Why is that wrong? I mean, I support that thesis.

> since being a next-token-predictor is compatible with being intelligent.

No. My argument is by definition that is wrong. It's wisdom vs intelligence. Street-smart vs book smart. I think we all agree there is a distinction between wisdom and intelligence. I would define wisdom as being able to recall pertinent facts and experiences. Intelligence is measured in novel situations, it's the ability to act as if one had wisdom.

A next token predictor by definition is recalling. The intelligence of a LLM is good enough to match questions to potentially pertinent definitions, but it ends there.

It feels like there is intelligence for sure. In part it is hard to comprehend what it would be like to know the entirety of every written word with perfect recall - hence essentially no situation is novel. LLMs fail on anything outside of their training data. The "outside of the training" data is the realm of intelligence.

I don't know why it's so important to argue that LLMs have this intelligence. It's just not there by definition of "next token predictor", which is at core a LLM.

For example, a human being probably could pass through a lot of life by responding with memorized answers to every question that has ever been asked in written history. They don't know a single word of what they are saying, their mind perfectly blank - but they're giving very passable and sophisticated answers.

> When mikert89 says "thinking machines have been invented",

Yeah, absolutely they have not. Unless we want to reducto absurd-um the definition of thinking.

> they must become "more than a statistical token predictor"

Yup. As I illustrated by breaking down the components of "smart" into the broad components of 'wisdom' and 'intelligence', through that lens we can see that next token predictor is great for the wisdom attribute, but it does nothing for intelligence.

>dgfitz argument is wrong and BoiledCabbage is right to point that out.

Why exactly? You're stating apriori that the argument is wrong without saying way.

hodgehog11 · 2025-08-18T03:20:23 1755487223

> A next token predictor by definition is recalling.

I think there may be some terminology mismatch, because under the statistical definitions of these words, which are the ones used in the context of machine learning, this is very much a false assertion. A next-token predictor is a mapping that takes prior sentence context and outputs a vector of logits to predict the next most likely token in the sequence. It says nothing about the mechanisms by which this next token is chosen, so any form of intelligent text can be output.

A predictor is not necessarily memorizing either, in the same way that a line of best fit is not a hash table.

> Why exactly? You're stating a priori that the argument is wrong without saying way.

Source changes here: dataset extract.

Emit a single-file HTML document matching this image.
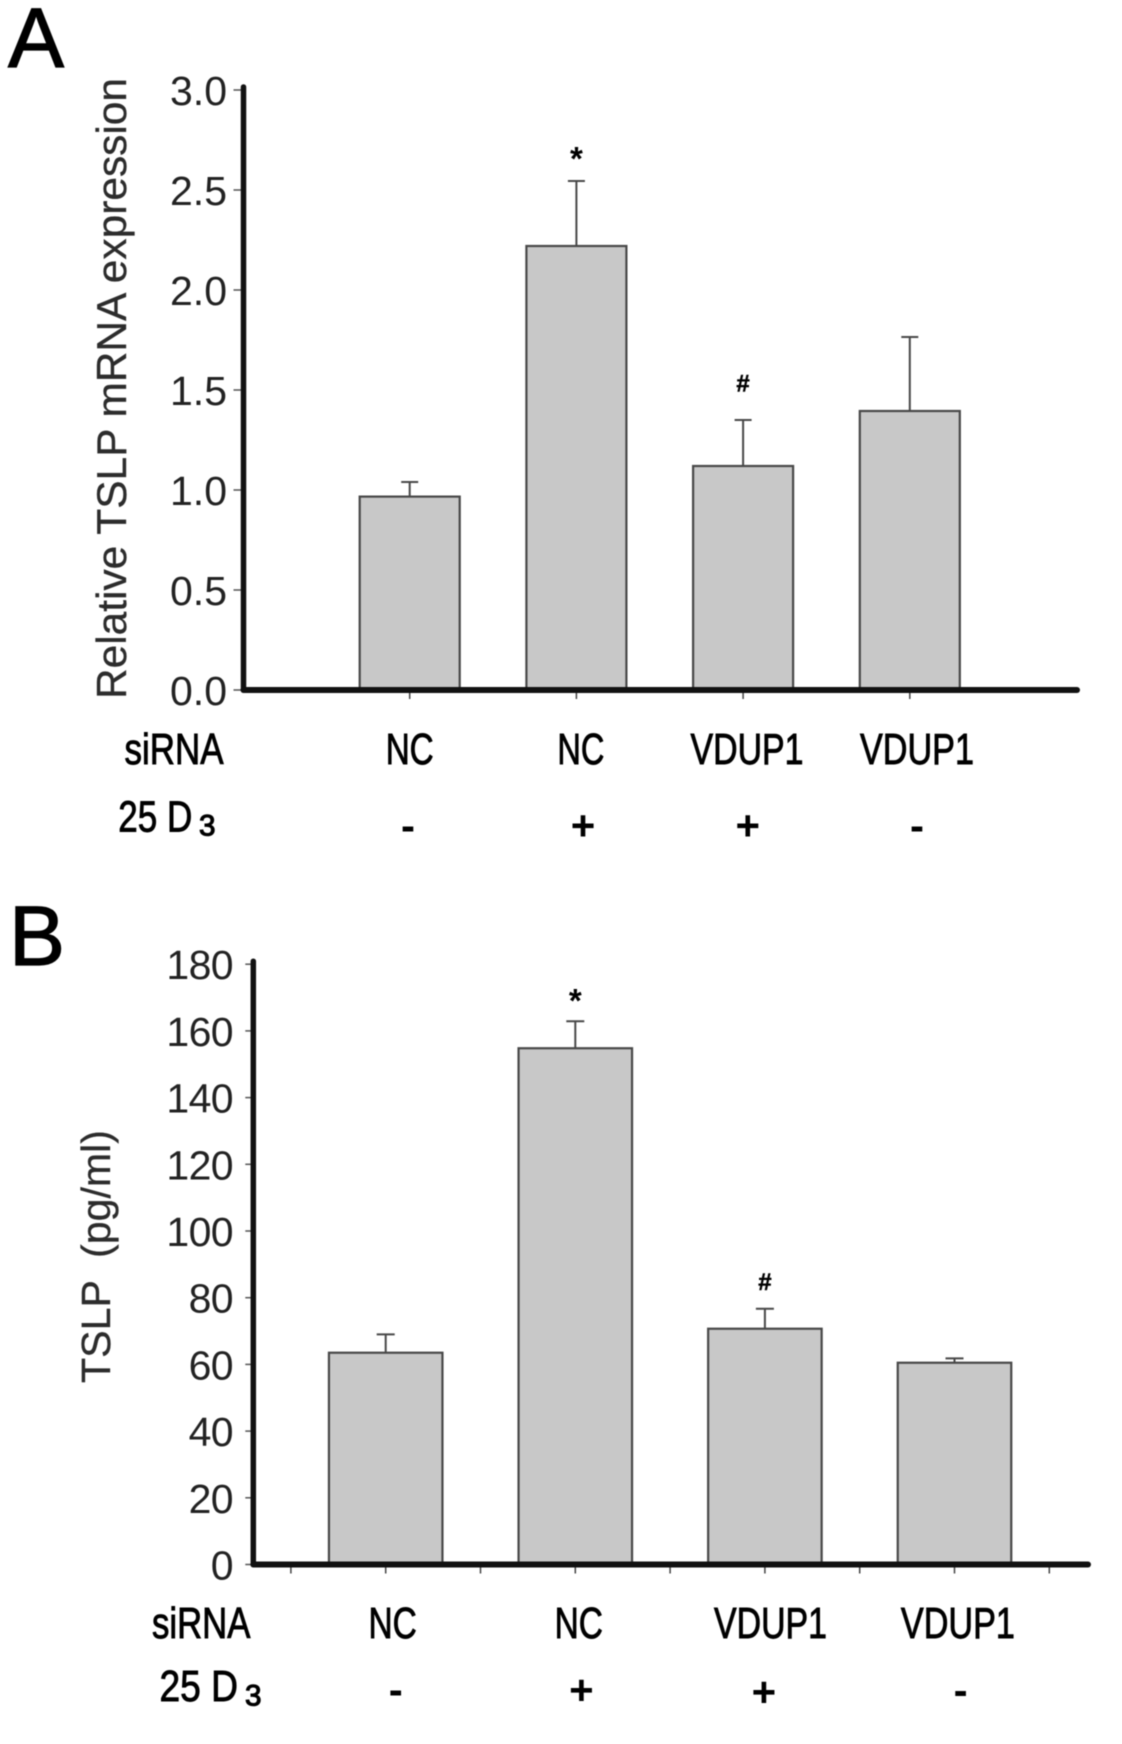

Because you can prove that for any human, there exists a next-token predictor that universally matches word-for-word their most likely response to any given query. This is indistinguishable from intelligence. That's a theoretical counterexample to the claim that next-token prediction alone is incapable of intelligence.

bondarchuk · 2025-08-18T10:18:46 1755512326

I think what you are missing is the concept of generalization. It is obviously not possible to literally recall the entire training dataset, since the model itself is much smaller than the data. So instead of memorizing all answers to all questions in the training data, which would take up too much space, the predictor learns a more general algorithm that it can execute to answer many different questions of a certain type. This takes up much less space, but still allows it to predict the answers to the questions of that type in the training data with reasonable accuracy. As you can see it's still a predictor, only under the hood it does something more complex than matching questions to definitions. Now the thing is that if it's done right, the algorithm it has learned will generalize even to questions that are not in the training data. But it's nevertheless still a next-token-predictor.

tim333 · 2025-08-17T20:46:16 1755463576

IMO gold?

chpatrick · 2025-08-17T20:35:48 1755462948

When you type you're also producing one character at a time with some statistical distribution. That doesn't imply anything regarding your intelligence.